STATED TASK: Return all the data below as it stands, minus the pictures.

GIVEN DATA:
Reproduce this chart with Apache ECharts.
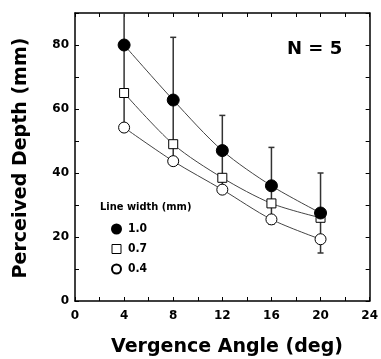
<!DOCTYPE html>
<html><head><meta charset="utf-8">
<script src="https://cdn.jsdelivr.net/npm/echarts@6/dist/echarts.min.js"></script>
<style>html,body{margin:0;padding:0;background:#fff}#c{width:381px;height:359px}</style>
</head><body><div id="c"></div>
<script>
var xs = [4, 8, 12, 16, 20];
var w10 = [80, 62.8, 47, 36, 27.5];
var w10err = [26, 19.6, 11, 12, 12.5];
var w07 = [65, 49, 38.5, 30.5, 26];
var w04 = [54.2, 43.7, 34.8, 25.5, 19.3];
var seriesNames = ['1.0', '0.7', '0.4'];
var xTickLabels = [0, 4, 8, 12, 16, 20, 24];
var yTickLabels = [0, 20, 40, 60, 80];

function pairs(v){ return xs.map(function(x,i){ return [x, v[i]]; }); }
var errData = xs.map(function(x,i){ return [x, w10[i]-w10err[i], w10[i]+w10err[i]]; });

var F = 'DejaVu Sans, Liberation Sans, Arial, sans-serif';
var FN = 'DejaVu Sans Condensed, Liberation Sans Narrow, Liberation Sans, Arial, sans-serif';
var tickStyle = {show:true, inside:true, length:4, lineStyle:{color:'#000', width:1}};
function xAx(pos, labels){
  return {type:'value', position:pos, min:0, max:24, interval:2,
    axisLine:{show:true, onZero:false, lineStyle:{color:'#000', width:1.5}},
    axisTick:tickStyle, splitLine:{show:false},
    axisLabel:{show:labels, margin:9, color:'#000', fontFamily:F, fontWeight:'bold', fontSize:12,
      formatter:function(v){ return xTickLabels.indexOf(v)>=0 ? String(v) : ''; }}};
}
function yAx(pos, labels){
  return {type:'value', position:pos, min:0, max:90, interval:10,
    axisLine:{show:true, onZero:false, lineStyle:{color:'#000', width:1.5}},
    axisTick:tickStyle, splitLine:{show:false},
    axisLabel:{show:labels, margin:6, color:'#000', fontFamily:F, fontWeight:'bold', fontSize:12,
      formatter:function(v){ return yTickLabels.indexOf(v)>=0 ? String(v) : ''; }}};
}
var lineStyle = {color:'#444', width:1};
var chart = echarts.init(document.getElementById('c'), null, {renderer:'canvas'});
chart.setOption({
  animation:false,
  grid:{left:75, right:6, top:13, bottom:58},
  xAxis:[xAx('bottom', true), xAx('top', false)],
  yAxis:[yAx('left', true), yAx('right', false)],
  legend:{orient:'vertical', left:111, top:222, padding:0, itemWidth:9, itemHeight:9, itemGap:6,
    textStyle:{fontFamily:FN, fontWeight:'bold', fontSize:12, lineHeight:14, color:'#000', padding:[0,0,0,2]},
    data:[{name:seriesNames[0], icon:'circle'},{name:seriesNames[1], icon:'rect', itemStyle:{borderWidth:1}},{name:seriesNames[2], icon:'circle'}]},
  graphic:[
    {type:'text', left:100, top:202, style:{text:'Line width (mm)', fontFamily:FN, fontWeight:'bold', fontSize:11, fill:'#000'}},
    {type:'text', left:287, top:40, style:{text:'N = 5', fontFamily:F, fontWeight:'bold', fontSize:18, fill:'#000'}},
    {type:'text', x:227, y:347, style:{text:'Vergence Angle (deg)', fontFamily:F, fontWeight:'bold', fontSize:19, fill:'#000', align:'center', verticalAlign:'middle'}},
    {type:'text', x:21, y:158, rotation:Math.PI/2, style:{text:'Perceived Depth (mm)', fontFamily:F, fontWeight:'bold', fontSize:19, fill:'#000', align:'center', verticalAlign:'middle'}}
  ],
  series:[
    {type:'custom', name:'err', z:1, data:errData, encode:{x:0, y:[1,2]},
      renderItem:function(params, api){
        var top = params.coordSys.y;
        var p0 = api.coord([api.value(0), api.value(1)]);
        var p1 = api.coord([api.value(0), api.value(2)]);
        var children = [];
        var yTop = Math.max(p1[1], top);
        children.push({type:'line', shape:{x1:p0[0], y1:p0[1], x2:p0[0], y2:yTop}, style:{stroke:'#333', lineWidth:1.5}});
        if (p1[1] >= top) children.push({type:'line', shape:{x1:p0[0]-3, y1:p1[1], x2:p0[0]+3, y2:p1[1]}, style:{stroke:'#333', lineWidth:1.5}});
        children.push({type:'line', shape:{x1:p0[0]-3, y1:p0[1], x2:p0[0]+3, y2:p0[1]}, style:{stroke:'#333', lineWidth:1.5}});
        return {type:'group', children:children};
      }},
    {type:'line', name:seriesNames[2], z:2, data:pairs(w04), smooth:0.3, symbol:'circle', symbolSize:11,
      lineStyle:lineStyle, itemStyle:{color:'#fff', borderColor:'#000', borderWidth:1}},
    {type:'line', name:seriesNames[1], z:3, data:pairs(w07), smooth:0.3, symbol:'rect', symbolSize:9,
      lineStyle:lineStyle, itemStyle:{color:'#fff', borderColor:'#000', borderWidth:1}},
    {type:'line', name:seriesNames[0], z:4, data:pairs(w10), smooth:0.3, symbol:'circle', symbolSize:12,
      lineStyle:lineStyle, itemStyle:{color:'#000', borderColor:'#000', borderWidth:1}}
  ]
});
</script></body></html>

COMPLETED TASK:
Reproduce this chart with Apache ECharts.
<!DOCTYPE html>
<html><head><meta charset="utf-8">
<script src="https://cdn.jsdelivr.net/npm/echarts@6/dist/echarts.min.js"></script>
<style>html,body{margin:0;padding:0;background:#fff}#c{width:381px;height:359px}</style>
</head><body><div id="c"></div>
<script>
var xs = [4, 8, 12, 16, 20];
var w10 = [80, 62.8, 47, 36, 27.5];
var w10err = [26, 19.6, 11, 12, 12.5];
var w07 = [65, 49, 38.5, 30.5, 26];
var w04 = [54.2, 43.7, 34.8, 25.5, 19.3];
var seriesNames = ['1.0', '0.7', '0.4'];
var xTickLabels = [0, 4, 8, 12, 16, 20, 24];
var yTickLabels = [0, 20, 40, 60, 80];

function pairs(v){ return xs.map(function(x,i){ return [x, v[i]]; }); }
var errData = xs.map(function(x,i){ return [x, w10[i]-w10err[i], w10[i]+w10err[i]]; });

var F = 'DejaVu Sans, Liberation Sans, Arial, sans-serif';
var FN = 'DejaVu Sans Condensed, Liberation Sans Narrow, Liberation Sans, Arial, sans-serif';
var tickStyle = {show:true, inside:true, length:4, lineStyle:{color:'#000', width:1}};
function xAx(pos, labels){
  return {type:'value', position:pos, min:0, max:24, interval:2,
    axisLine:{show:true, onZero:false, lineStyle:{color:'#000', width:1.5}},
    axisTick:tickStyle, splitLine:{show:false},
    axisLabel:{show:labels, margin:9, color:'#000', fontFamily:F, fontWeight:'bold', fontSize:12,
      formatter:function(v){ return xTickLabels.indexOf(v)>=0 ? String(v) : ''; }}};
}
function yAx(pos, labels){
  return {type:'value', position:pos, min:0, max:90, interval:10,
    axisLine:{show:true, onZero:false, lineStyle:{color:'#000', width:1.5}},
    axisTick:tickStyle, splitLine:{show:false},
    axisLabel:{show:labels, margin:6, color:'#000', fontFamily:F, fontWeight:'bold', fontSize:12,
      formatter:function(v){ return yTickLabels.indexOf(v)>=0 ? String(v) : ''; }}};
}
var lineStyle = {color:'#444', width:1};
var chart = echarts.init(document.getElementById('c'), null, {renderer:'canvas'});
chart.setOption({
  animation:false,
  grid:{left:75, right:6, top:13, bottom:58},
  xAxis:[xAx('bottom', true), xAx('top', false)],
  yAxis:[yAx('left', true), yAx('right', false)],
  legend:{orient:'vertical', left:111, top:222, padding:0, itemWidth:9, itemHeight:9, itemGap:6,
    textStyle:{fontFamily:FN, fontWeight:'bold', fontSize:12, lineHeight:14, color:'#000', padding:[0,0,0,2]},
    data:[{name:seriesNames[0], icon:'circle'},{name:seriesNames[1], icon:'rect', itemStyle:{borderWidth:1}},{name:seriesNames[2], icon:'circle'}]},
  graphic:[
    {type:'text', left:100, top:202, style:{text:'Line width (mm)', fontFamily:FN, fontWeight:'bold', fontSize:11, fill:'#000'}},
    {type:'text', left:287, top:40, style:{text:'N = 5', fontFamily:F, fontWeight:'bold', fontSize:18, fill:'#000'}},
    {type:'text', x:227, y:347, style:{text:'Vergence Angle (deg)', fontFamily:F, fontWeight:'bold', fontSize:19, fill:'#000', align:'center', verticalAlign:'middle'}},
    {type:'text', x:21, y:158, rotation:Math.PI/2, style:{text:'Perceived Depth (mm)', fontFamily:F, fontWeight:'bold', fontSize:19, fill:'#000', align:'center', verticalAlign:'middle'}}
  ],
  series:[
    {type:'custom', name:'err', z:1, data:errData, encode:{x:0, y:[1,2]},
      renderItem:function(params, api){
        var top = params.coordSys.y;
        var p0 = api.coord([api.value(0), api.value(1)]);
        var p1 = api.coord([api.value(0), api.value(2)]);
        var children = [];
        var yTop = Math.max(p1[1], top);
        children.push({type:'line', shape:{x1:p0[0], y1:p0[1], x2:p0[0], y2:yTop}, style:{stroke:'#333', lineWidth:1.5}});
        if (p1[1] >= top) children.push({type:'line', shape:{x1:p0[0]-3, y1:p1[1], x2:p0[0]+3, y2:p1[1]}, style:{stroke:'#333', lineWidth:1.5}});
        children.push({type:'line', shape:{x1:p0[0]-3, y1:p0[1], x2:p0[0]+3, y2:p0[1]}, style:{stroke:'#333', lineWidth:1.5}});
        return {type:'group', children:children};
      }},
    {type:'line', name:seriesNames[2], z:2, data:pairs(w04), smooth:0.3, symbol:'circle', symbolSize:11,
      lineStyle:lineStyle, itemStyle:{color:'#fff', borderColor:'#000', borderWidth:1}},
    {type:'line', name:seriesNames[1], z:3, data:pairs(w07), smooth:0.3, symbol:'rect', symbolSize:9,
      lineStyle:lineStyle, itemStyle:{color:'#fff', borderColor:'#000', borderWidth:1}},
    {type:'line', name:seriesNames[0], z:4, data:pairs(w10), smooth:0.3, symbol:'circle', symbolSize:12,
      lineStyle:lineStyle, itemStyle:{color:'#000', borderColor:'#000', borderWidth:1}}
  ]
});
</script></body></html>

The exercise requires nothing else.